Paying Your Dues

Whether you’re building a business or moving up the ladder (or, for some, the “lattice”) of your career, you’ve probably heard that term: “You’ve gotta pay your dues.”

Literally, it means allocating the money to be part of your professional association, trade union or any other organization that supports you in your endeavors. Maybe it’s your annual dues to belong to your local chamber of commerce. Or perhaps it’s the cost of being a member of your association so you have access to certification, training and a network of other professionals from whom to learn. Your dues are a line item in your budget, and you can expect to pay that as an annual fee as long as you want to stay in that organization.

But “paying your dues” has another definition. The phrase implies a long-term investment in order to someday reap the rewards.
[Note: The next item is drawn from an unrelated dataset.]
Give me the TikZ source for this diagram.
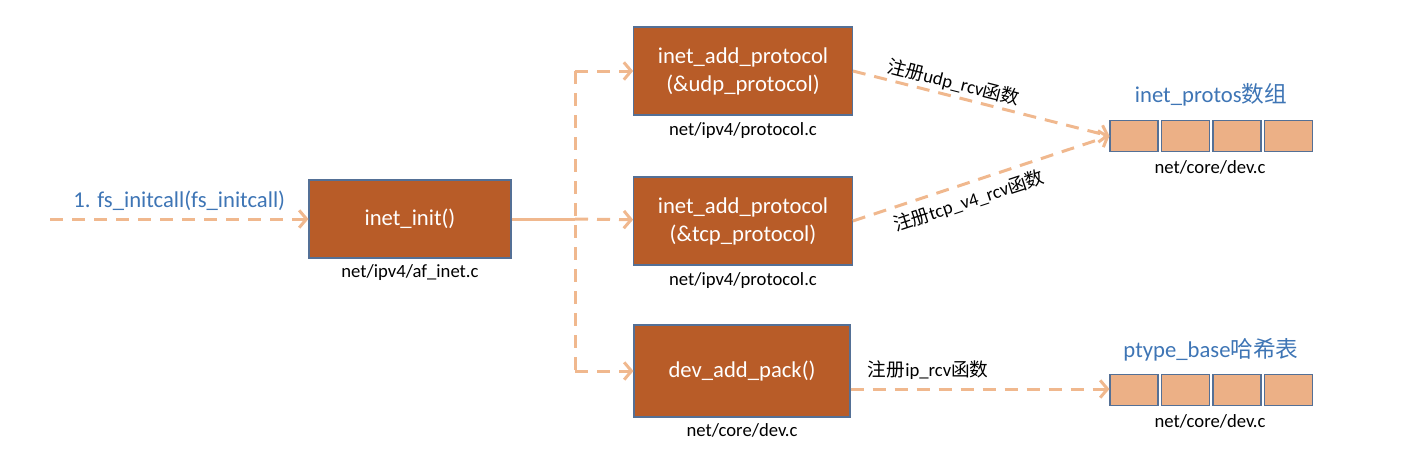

And it has a kind of ominous tone to it, doesn’t it?

Anyone who is successful has a story to tell about “paying their dues.” It may mean taking on an unpaid internship in order to learn the business you’re interested in. You may have started out in the copy room or the mail room. You may have schlepped to get coffee for the higher-ups in order to be in the sphere of those you admire and whose careers you want to emulate. For you, paying your dues may have been working in a low-level and low-paying job in order to get your foot in the door, to learn the fundamentals. Paying your dues implies you are willing to forego ego, prestige and pay because you have your eyes set on a bigger prize, and you know experience is the only thing missing between you and that prize.

Brett and Kate McKay are Generation Y bloggers who wrote a blogpost about “The Importance of Paying Your Dues.”  In their collaborative blog “The Art of Manliness,” they admit their generation and the Millennials who follow have a certain sense of entitlement, perhaps inspired by growing up in a time when everyone on the soccer team got a trophy just for showing up. They’ve studied success through their “So You Want My Job” interviews and their advice to their readers is sound: “Be willing to make short-term sacrifices for long-term goals.”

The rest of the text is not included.